Франсиско де Толедо, добросовестного слугу короны и человека, который хотел защитить индейцев, помнят за легализацию миты на рудниках. Он только принимал неизбежное: Перу был завоеван ради ценных металлов, и раз уж были обнаружены серебряные и ртутные месторождения, то из них нужно было извлекать пользу. Истинная и поразительная забота о благосостоянии коренного населения, таким образом, была побеждена неутолимой потребностью в серебре. Население империи инков было привычным к совместному труду на общее благо и продолжало трудиться, но уже на ее завоевателей-испанцев. Около четырех пятых всех мужчин на территории бывшей империи стали подлежать призыву на принудительные работы. Из них 90 процентов должны были работать в энкомьендах, чтобы заплатить налоги сельскохозяйственной продукцией, а у около 40 процентов индейцев были еще дополнительные трудовые повинности либо на рудниках, либо на текстильных фабриках, расположенных вдоль побережья.

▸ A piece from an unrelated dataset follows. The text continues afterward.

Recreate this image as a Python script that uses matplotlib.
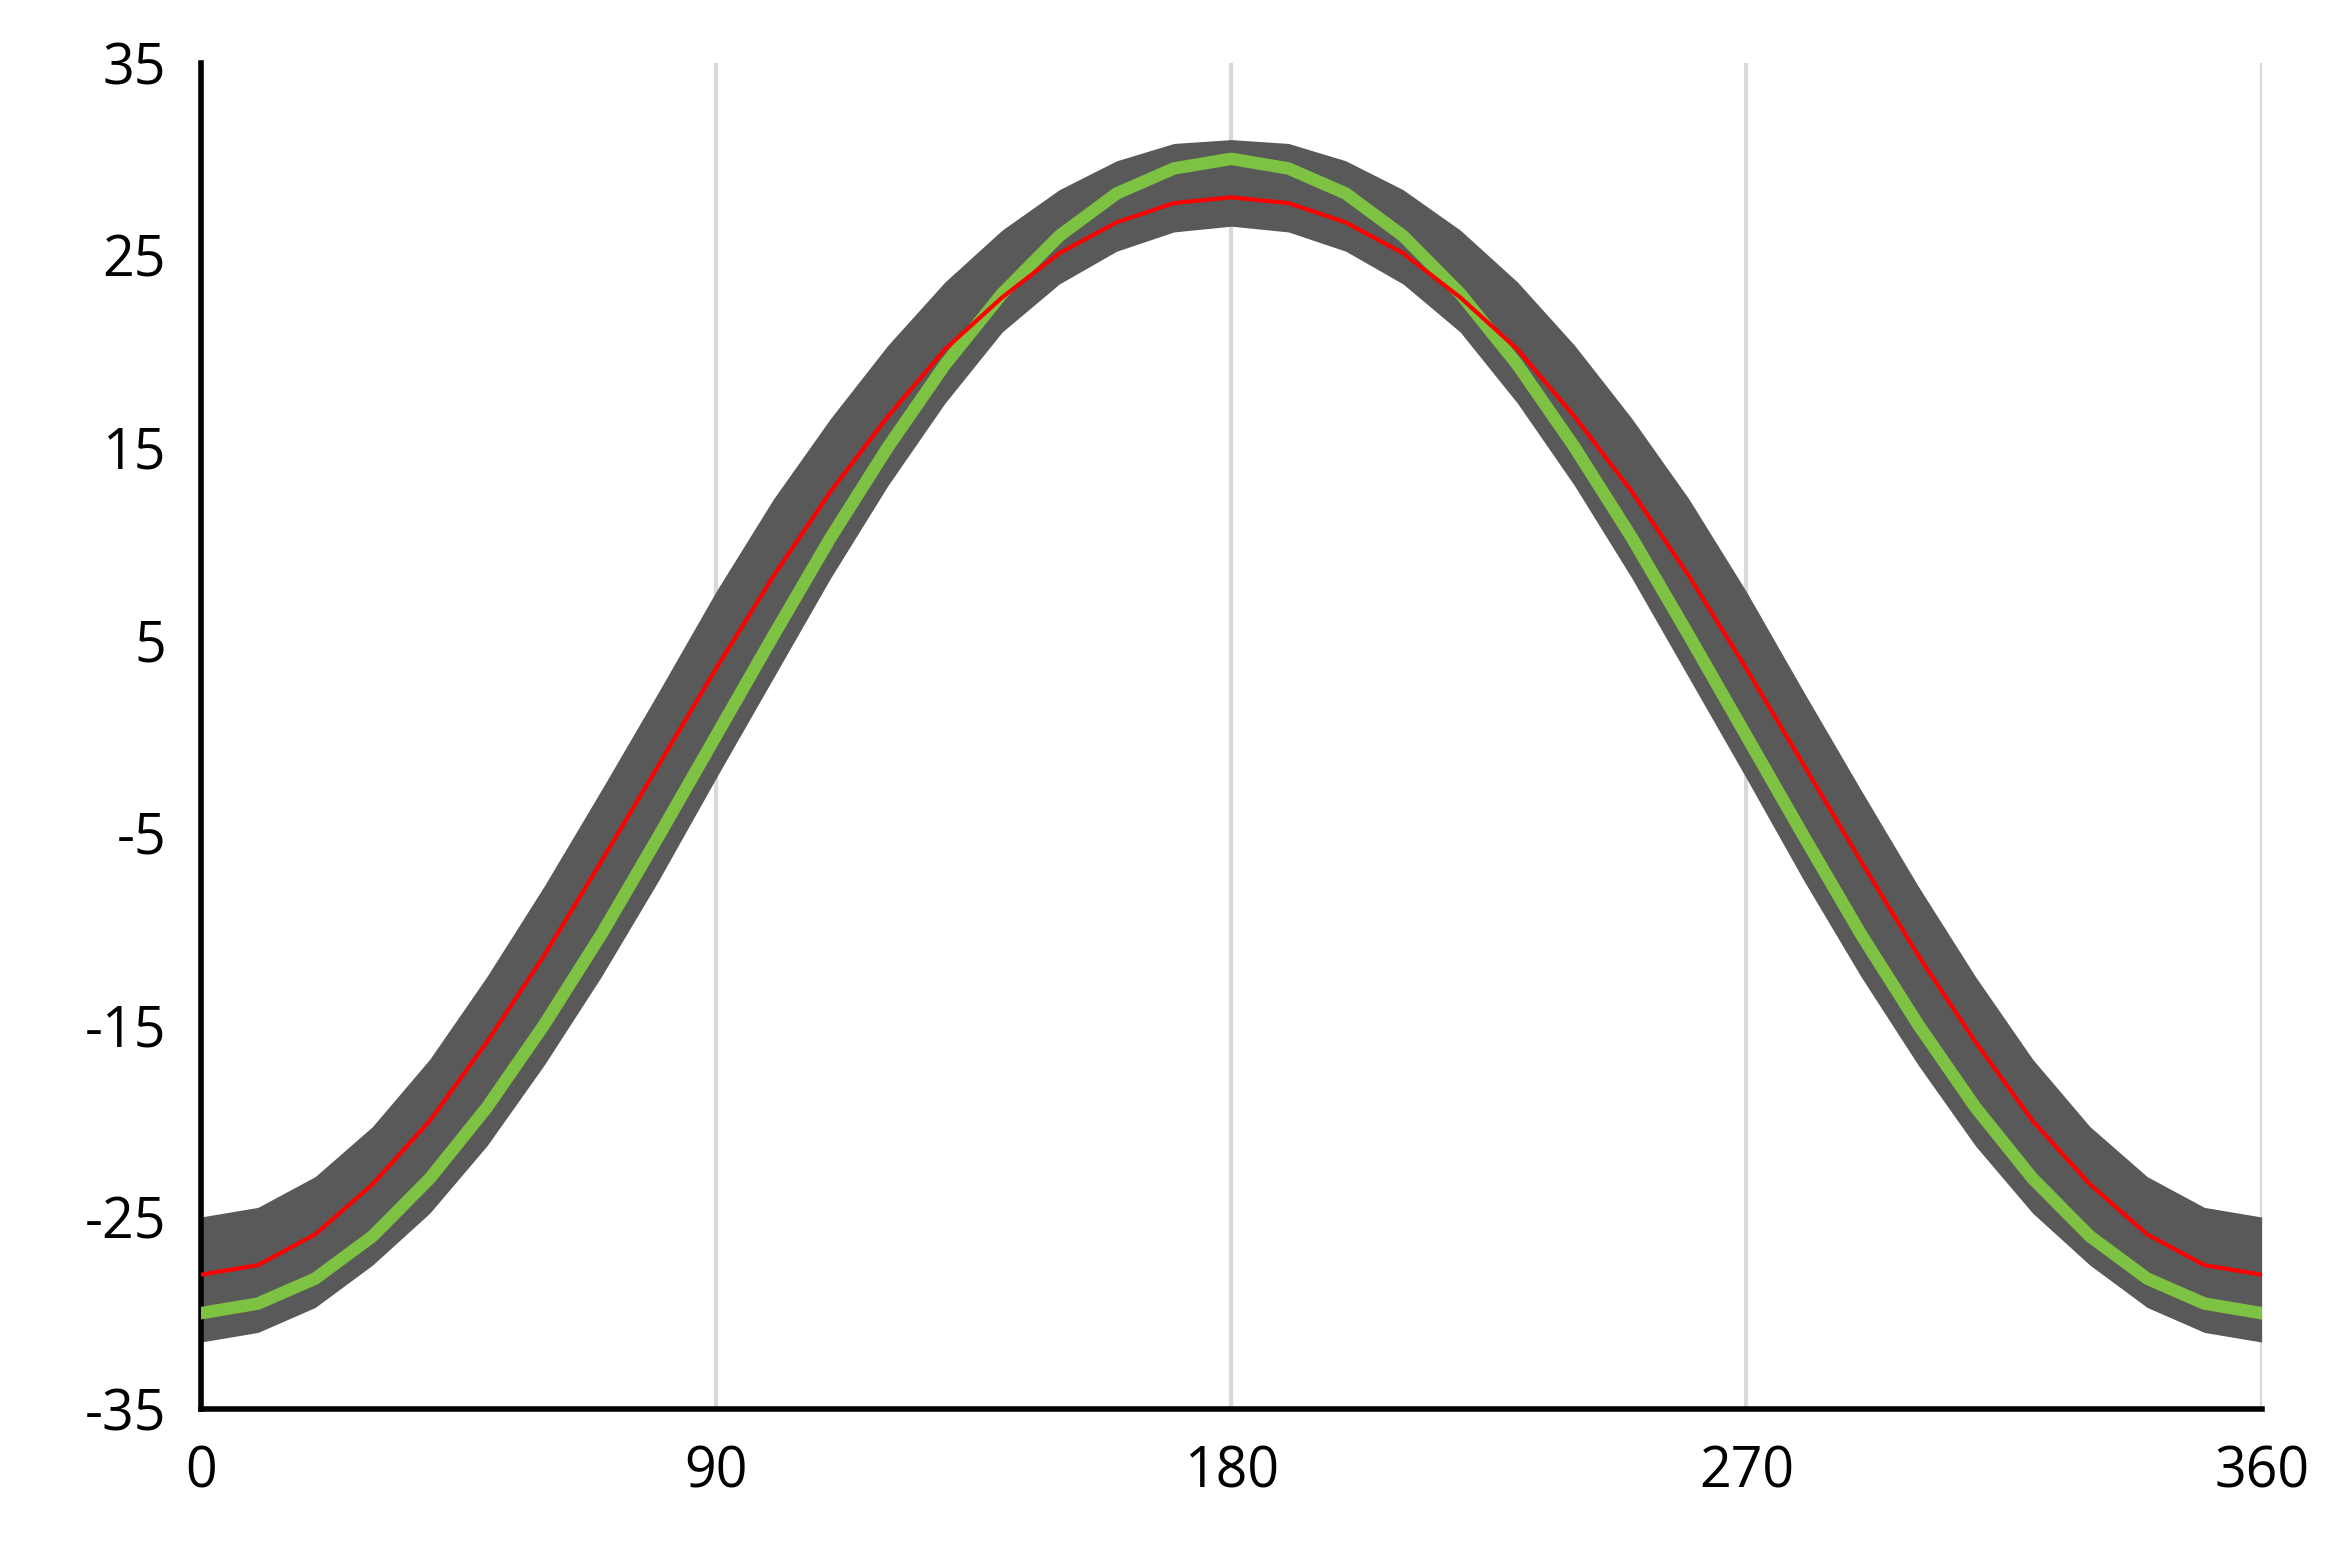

Несмотря на всю эту эксплуатацию, коренное население выжило вместе со своим языком и традициями, многие из которых не изменились. К концу колониальной эпохи в начале XIX века его численность сократилась настолько, что стала менее одного миллиона человек, но затем выросла до отметки, превышающей самые высокие оценки численности населения империи инков. В настоящее время говорящие на языке кечуа индейцы Перу образуют большинство населения, что совершенно отличается от ситуации, которая сложилась с коренным населением бывших колоний в Северной Америке. Своим выживанием перуанцы в значительной степени обязаны своему упорству, негостеприимному расположению большей части Перу на большой высоте над уровнем моря и тому факту, что Испания разрешила въезд в страну только из метрополии и больше ниоткуда. Но также это произошло благодаря подлинной заботе церкви и правительства страны о благополучии коренного населения на протяжении всего колониального периода. Как бы сильно испанцы ни эксплуатировали и ни притесняли перуанских индейцев, они оставили их на их землях и резко положили конец рабству или проявлениям экстремальных расовых предрассудков, которые имели место в других европейских колониях.
Вице-король Франсиско де Толедо прибыл в Перу в конце 1569 года с инструкциями от короля и Хунты Магны решать проблемы коренного населения страны на всех уровнях. Естественную озабоченность у него вызывали оставшиеся в живых представители королевского дома инков: Титу Куси в Вилькабамбе и различные знатные инки королевского происхождения в Куско. Толедо начал вести открытую политику в отношении Инков. В феврале 1570 года он написал королю письмо о том, что он намеревается продолжать политику Гарсии де Кастро, который вел переговоры с Титу Куси в надежде выманить его на территорию Перу, оккупированную испанцами, посулив ему подходящие земельные владения. Он был уверен, что «теперь, когда Инка принял крещение, его подчиненные и военачальники надеются, что договор, одобренный Вашим Величеством, будет утвержден». Точно так же он начал демонстрировать свое доброе расположение по отношению к инкской знати в Куско. Одним из его первых деяний по прибытии в Куско в начале 1571 года было принятие на себя роли крестного отца новорожденного сына Инки Карлоса.
Но у Толедо нарастало беспокойство, вызванное угрозой испанской власти, которую представляли собой эти уцелевшие представители бывшей монархии. Трудно было найти моральное оправдание для нападения на Вилькабамбу. Хотя потомки Инков и потеряли реальную власть, их все еще почитали индейцы и сентиментальные испанцы. И Лас Касас, и Витория подчеркивали важную роль, которую играл законный правитель индейцев. Лас Касас был автором различных трудов, в которых доказывал, что Испания не имеет прав на обе Индии. Епископ дошел даже до того, что стал превозносить национальное сопротивление в Вилькабамбе, и рекомендовал королю ради спасения своей души вернуть весь Перу Титу Куси. Некоторые испанцы нашли оправдания конкисте Писарро, изобразив ее как свержение узурпатора Атауальпы в пользу законных правителей Уаскара и Манко. Но защита «законности» не могла быть использована для того, чтобы оправдать захват Вилькабамбы, мирного государства индейцев, которым правил сын того самого правителя, которому испанцы вернули престол.